Woodly Appolon
- Appolon with the Edmonton Elks in 2023

No. 35 – BC Lions
- Position: Linebacker
- Roster status: 6-game injured list
- CFL status: National

Personal information
- Born: July 26, 1996 (age 30) Montreal, Quebec, Canada
- Listed height: 6 ft 4 in (1.93 m)
- Listed weight: 220 lb (100 kg)

Career information
- College: Tuskegee Northern Illinois Butler Highland
- CFL draft: 2022: 5th round, 40th overall pick

Career history
- Edmonton Elks (2023–2024); Ottawa Redblacks (2025)*; BC Lions (2025–present);
- * Offseason or practice squad member only
- Stats at CFL.ca

= Woodly Appolon =

Canadian gridiron football player (born 1999)

Woodly Appolon (born July 26, 1996) is a Canadian professional football linebacker for the BC Lions of the Canadian Football League (CFL).

==University career==
Appolon played college football for the Highland Scotties in 2018, the Butler Grizzlies in 2019, the Northern Illinois Huskies in 2020, and the Tuskegee Golden Tigers from 2021 to 2022.

==Professional career==
Appolon was selected by the Ottawa Redblacks in the fifth round, 40th overall, in the 2022 CFL draft, but returned to university for his last year of playing eligibility.

===Edmonton Elks===
On February 27, 2023, Appolon's playing rights were traded to the Edmonton Elks, where his twin brother, Wesly, was playing, in exchange for the 12th overall pick in the 2023 CFL draft. He signed with the Elks on April 20, 2023. He made the active roster following training camp in 2023 and made his professional debut on June 11, 2023, against the Saskatchewan Roughriders. He played in eight games that year where he recorded four special teams tackles.
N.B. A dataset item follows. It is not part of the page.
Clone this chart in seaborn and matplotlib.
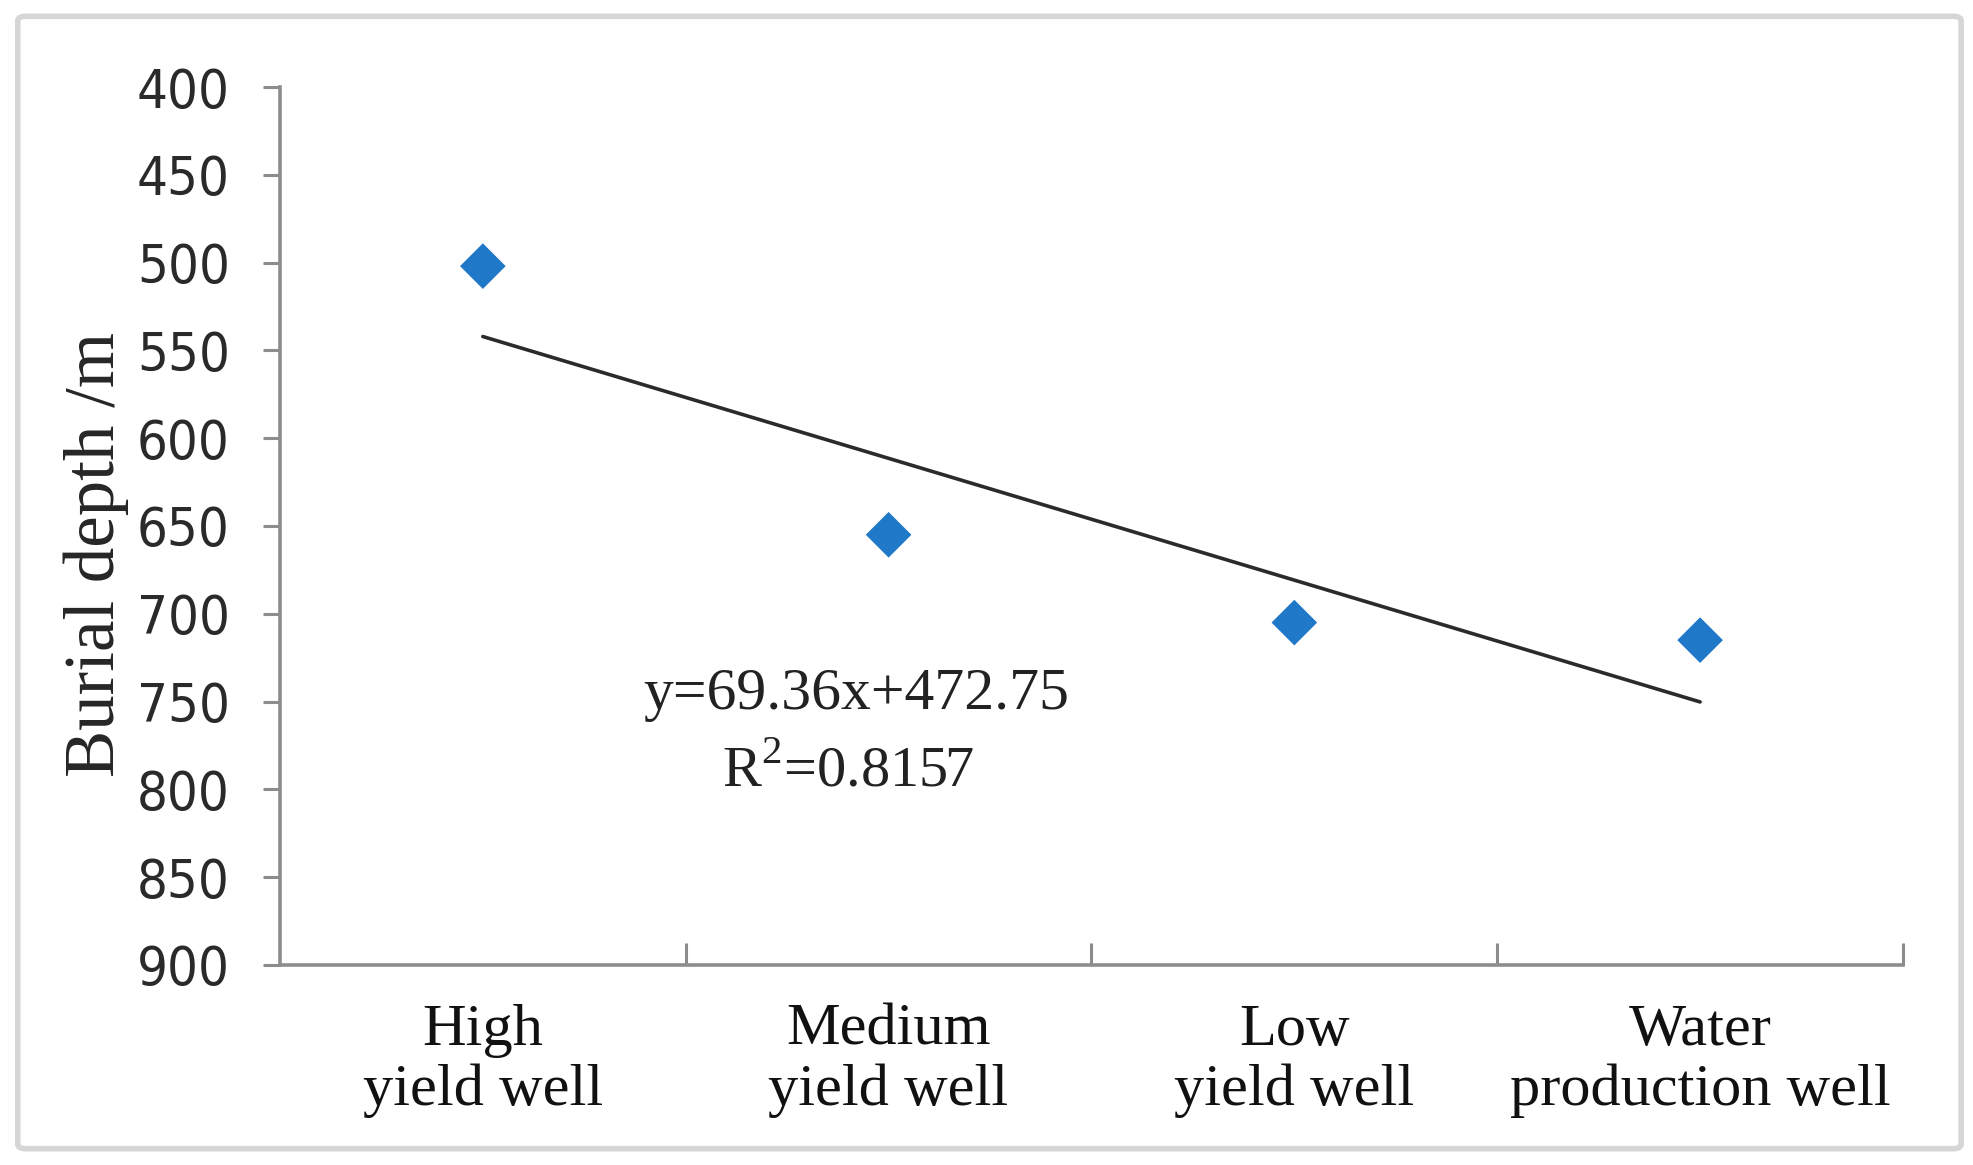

In 2024, Appolon made the team's active roster following training camp and played in the team's first nine games where he recorded one special teams tackle. He was demoted to the practice roster on August 16, 2024, and was later released on September 12, 2024.

===Ottawa Redblacks===
Appolon remained unsigned in the 2025 offseason and was eventually signed to a practice roster agreement with the Ottawa Redblacks on September 2, 2025. He did not dress in a game and was later released on September 16, 2025.

===BC Lions===
On September 22, 2025, Appolon was signed by the BC Lions. He played in the last four games of the regular season where he had one special teams tackle.

Appolon made the team's active roster following training camp in 2026. On September 11, 2026, Appolon was placed on the Lions' 6-game injured list.